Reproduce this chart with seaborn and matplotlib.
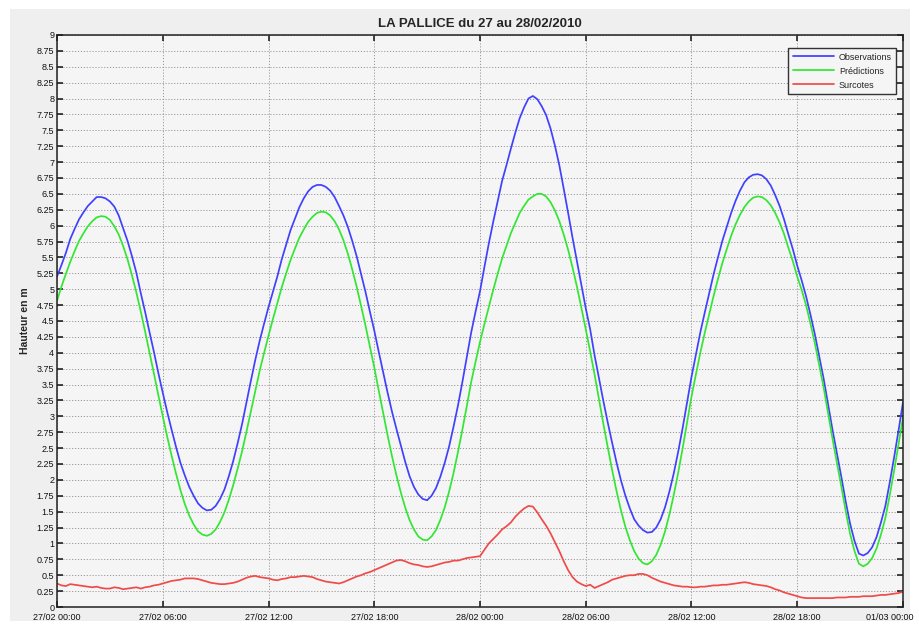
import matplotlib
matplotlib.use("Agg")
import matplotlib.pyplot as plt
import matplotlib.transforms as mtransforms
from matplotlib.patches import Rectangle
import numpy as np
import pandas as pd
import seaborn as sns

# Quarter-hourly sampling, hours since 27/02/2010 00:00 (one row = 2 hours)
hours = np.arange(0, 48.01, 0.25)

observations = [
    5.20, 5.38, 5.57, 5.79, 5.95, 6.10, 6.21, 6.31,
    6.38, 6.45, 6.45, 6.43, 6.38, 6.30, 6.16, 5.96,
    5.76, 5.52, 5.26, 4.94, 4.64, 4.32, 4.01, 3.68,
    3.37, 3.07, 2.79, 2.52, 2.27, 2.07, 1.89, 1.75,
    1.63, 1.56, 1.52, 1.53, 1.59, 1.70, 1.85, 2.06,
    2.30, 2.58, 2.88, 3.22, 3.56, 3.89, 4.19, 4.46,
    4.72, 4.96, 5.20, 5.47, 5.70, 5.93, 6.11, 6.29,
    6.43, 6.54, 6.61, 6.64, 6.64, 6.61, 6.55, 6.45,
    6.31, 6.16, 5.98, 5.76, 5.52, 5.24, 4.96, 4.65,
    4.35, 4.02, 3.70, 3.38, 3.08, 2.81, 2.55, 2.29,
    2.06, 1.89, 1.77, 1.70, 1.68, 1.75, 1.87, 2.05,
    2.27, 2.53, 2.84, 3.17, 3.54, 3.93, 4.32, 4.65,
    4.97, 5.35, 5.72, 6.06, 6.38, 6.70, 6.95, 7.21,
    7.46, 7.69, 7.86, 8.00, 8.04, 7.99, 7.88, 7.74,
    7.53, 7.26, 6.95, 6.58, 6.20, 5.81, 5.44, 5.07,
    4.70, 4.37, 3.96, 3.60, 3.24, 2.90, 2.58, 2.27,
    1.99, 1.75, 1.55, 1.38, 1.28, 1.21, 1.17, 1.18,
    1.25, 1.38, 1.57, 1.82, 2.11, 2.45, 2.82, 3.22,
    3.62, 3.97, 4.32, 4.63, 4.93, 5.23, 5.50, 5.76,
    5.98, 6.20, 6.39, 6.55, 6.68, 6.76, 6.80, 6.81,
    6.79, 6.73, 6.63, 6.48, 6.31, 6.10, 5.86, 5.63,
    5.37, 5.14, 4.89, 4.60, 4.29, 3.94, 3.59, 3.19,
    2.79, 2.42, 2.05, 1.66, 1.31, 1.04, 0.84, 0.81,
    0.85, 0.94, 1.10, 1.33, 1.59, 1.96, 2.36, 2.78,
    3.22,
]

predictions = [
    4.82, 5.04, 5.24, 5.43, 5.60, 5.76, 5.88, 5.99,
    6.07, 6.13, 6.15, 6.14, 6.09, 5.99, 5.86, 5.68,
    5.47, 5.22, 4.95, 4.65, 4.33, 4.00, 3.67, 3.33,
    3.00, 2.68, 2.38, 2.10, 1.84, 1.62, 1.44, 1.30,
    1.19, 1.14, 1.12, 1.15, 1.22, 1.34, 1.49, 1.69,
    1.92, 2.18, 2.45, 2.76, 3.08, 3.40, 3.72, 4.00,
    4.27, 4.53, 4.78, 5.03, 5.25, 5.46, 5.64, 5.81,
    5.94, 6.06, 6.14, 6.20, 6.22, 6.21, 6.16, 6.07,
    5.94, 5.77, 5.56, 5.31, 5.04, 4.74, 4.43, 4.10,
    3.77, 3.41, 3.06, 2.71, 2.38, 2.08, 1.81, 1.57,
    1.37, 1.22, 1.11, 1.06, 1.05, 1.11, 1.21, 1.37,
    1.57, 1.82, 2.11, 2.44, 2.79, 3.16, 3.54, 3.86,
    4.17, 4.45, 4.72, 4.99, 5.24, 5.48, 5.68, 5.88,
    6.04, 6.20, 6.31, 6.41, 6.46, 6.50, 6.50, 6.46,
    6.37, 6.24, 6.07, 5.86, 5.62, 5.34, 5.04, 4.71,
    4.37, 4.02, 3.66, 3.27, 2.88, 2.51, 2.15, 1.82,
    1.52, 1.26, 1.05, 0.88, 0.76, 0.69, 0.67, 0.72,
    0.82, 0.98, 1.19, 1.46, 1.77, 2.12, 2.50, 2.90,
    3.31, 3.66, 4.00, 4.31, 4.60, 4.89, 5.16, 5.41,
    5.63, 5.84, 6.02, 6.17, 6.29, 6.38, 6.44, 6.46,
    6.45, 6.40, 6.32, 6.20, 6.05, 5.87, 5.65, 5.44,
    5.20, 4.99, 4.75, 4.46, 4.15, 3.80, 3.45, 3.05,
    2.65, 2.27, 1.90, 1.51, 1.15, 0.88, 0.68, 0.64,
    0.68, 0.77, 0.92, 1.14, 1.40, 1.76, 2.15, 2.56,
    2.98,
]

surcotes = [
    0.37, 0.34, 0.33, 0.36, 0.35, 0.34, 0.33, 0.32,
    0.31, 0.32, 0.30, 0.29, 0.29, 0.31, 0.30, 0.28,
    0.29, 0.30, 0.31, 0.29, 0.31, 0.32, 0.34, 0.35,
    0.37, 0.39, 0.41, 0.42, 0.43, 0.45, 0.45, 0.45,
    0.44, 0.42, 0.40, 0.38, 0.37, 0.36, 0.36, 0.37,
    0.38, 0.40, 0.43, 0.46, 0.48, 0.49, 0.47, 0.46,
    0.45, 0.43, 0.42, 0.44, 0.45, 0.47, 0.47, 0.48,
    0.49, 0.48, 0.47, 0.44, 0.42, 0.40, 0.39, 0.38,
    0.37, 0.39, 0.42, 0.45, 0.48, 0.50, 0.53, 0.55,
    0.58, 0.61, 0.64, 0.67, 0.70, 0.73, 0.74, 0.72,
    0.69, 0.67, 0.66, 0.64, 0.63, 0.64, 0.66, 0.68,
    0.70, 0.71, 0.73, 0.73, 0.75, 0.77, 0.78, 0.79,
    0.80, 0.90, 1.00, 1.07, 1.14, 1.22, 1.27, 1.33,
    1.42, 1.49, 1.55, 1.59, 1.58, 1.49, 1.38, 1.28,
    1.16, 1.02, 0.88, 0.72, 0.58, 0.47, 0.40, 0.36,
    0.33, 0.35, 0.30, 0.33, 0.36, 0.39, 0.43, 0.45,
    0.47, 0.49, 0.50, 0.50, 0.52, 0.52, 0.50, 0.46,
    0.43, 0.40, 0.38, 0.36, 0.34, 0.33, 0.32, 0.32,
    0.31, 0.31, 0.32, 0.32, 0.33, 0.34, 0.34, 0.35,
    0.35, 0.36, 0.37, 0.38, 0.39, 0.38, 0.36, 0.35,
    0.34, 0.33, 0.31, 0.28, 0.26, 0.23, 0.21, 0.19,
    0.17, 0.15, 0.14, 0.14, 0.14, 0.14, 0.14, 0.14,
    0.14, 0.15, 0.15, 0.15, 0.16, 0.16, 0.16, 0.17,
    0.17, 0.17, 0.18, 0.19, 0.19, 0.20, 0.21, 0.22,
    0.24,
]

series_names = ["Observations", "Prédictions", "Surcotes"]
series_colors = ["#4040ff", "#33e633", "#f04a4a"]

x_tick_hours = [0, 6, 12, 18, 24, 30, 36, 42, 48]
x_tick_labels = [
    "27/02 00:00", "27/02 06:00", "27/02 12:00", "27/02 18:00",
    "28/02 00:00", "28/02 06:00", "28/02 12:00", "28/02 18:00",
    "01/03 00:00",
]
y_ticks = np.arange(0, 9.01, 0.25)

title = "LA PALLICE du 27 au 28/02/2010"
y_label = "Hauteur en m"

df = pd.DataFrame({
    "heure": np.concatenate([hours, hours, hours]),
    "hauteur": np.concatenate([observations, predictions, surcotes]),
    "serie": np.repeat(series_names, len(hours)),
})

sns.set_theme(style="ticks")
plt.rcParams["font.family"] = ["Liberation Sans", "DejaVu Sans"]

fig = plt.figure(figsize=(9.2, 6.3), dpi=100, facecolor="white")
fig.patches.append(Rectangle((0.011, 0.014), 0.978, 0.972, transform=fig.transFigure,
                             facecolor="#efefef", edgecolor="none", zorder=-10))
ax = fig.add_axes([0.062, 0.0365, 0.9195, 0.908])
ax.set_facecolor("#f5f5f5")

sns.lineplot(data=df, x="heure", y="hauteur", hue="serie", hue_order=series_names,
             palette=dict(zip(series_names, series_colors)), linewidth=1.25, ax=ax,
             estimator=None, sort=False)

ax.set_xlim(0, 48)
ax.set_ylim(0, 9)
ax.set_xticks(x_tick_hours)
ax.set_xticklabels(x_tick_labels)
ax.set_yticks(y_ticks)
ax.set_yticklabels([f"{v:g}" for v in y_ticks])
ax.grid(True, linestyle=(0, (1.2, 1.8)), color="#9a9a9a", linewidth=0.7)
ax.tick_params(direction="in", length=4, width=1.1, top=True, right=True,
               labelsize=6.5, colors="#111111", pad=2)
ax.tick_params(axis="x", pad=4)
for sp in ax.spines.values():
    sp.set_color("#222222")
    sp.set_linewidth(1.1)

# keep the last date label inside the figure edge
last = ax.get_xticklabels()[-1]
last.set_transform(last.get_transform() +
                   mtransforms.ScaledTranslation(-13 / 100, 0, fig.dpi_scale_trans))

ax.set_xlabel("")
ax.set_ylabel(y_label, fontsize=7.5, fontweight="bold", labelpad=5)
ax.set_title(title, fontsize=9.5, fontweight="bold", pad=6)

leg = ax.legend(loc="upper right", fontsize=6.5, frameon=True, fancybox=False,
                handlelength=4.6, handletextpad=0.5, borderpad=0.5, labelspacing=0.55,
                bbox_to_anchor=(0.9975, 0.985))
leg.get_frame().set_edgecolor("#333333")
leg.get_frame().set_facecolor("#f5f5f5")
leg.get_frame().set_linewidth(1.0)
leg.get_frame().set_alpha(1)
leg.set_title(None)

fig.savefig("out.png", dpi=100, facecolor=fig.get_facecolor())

--------------------

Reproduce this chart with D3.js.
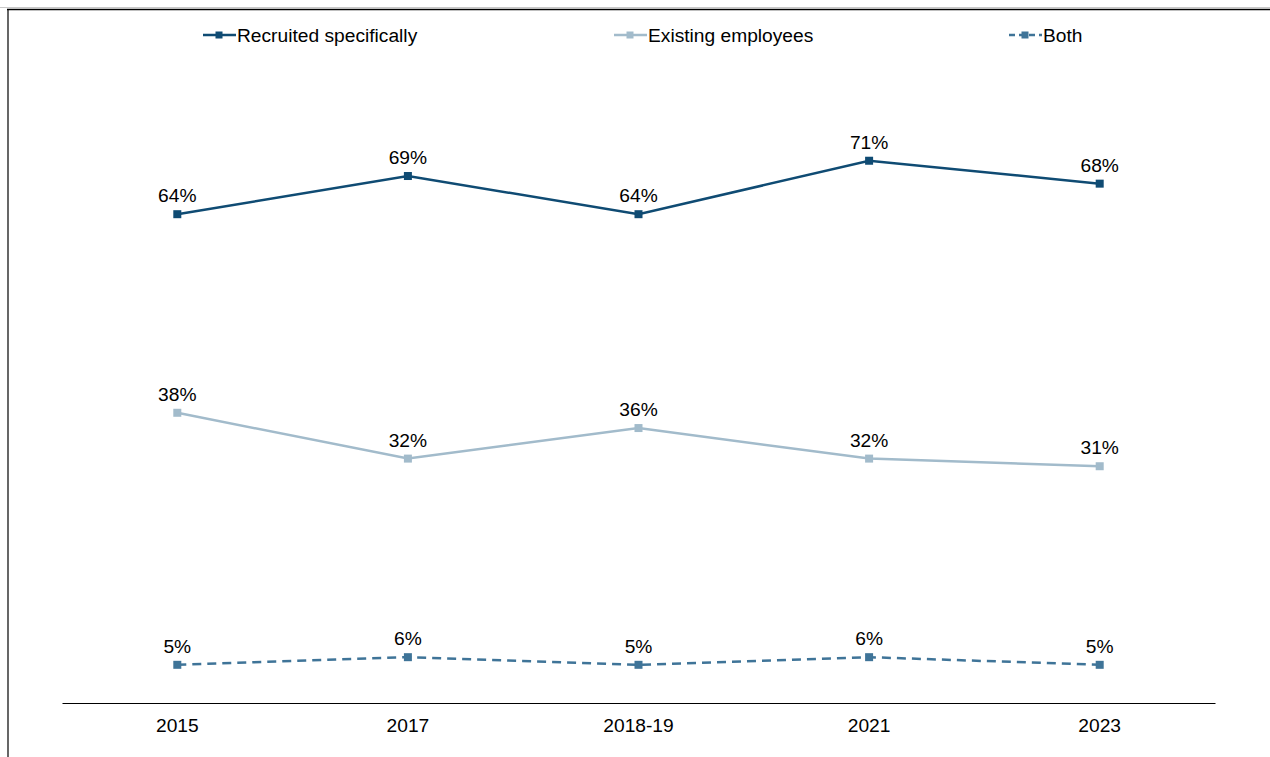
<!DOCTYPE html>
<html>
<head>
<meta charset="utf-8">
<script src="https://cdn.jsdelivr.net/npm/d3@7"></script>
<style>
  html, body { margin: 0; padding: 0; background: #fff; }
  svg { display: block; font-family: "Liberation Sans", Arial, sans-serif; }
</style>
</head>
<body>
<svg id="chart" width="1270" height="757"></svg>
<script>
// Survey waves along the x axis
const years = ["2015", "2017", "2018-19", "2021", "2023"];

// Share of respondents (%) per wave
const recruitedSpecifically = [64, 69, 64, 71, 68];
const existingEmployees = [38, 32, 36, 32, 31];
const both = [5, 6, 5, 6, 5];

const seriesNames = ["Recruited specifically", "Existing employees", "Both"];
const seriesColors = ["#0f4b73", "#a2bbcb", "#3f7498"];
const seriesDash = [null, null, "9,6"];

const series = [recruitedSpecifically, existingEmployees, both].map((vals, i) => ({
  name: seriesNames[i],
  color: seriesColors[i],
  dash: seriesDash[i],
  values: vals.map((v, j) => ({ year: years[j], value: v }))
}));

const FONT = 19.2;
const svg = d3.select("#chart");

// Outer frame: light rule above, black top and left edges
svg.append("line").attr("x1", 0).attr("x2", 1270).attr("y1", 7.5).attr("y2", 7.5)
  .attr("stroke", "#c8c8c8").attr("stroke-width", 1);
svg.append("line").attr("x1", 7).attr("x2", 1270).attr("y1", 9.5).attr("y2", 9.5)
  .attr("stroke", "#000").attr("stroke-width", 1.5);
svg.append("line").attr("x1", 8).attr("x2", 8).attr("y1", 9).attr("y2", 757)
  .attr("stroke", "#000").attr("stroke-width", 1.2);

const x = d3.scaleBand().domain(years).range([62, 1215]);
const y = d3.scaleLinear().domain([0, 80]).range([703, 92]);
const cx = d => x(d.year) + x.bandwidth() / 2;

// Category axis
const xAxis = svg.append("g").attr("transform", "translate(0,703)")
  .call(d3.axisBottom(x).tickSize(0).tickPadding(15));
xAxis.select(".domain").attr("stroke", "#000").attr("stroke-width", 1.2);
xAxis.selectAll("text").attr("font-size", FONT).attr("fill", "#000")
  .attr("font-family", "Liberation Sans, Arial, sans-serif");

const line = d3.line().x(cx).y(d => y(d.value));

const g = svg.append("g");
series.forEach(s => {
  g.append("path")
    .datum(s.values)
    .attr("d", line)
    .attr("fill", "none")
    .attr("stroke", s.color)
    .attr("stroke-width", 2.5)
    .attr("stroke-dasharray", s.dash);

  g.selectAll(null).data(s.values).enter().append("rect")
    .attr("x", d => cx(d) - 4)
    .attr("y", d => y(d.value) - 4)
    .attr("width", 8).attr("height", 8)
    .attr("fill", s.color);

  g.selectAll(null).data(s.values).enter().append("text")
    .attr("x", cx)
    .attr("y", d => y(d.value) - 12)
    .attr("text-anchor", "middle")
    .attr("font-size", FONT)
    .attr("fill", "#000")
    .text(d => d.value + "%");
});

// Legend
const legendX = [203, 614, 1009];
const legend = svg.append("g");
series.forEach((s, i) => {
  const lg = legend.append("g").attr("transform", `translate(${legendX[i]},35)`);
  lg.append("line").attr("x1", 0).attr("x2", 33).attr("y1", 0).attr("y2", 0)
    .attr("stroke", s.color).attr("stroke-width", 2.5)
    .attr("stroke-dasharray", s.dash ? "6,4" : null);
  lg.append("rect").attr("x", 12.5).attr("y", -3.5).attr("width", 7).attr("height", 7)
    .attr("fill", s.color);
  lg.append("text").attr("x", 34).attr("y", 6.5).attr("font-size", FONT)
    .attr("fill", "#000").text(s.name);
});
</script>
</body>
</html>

--------------------

TASK GOAL. Output exactly the lines above, from the line with "Reproduce this chart with seaborn" to the line with "hours = np.arange(0, 48.01, 0.25)", both included; skip the pictures.

TASK RESULT.
Reproduce this chart with seaborn and matplotlib.
import matplotlib
matplotlib.use("Agg")
import matplotlib.pyplot as plt
import matplotlib.transforms as mtransforms
from matplotlib.patches import Rectangle
import numpy as np
import pandas as pd
import seaborn as sns

# Quarter-hourly sampling, hours since 27/02/2010 00:00 (one row = 2 hours)
hours = np.arange(0, 48.01, 0.25)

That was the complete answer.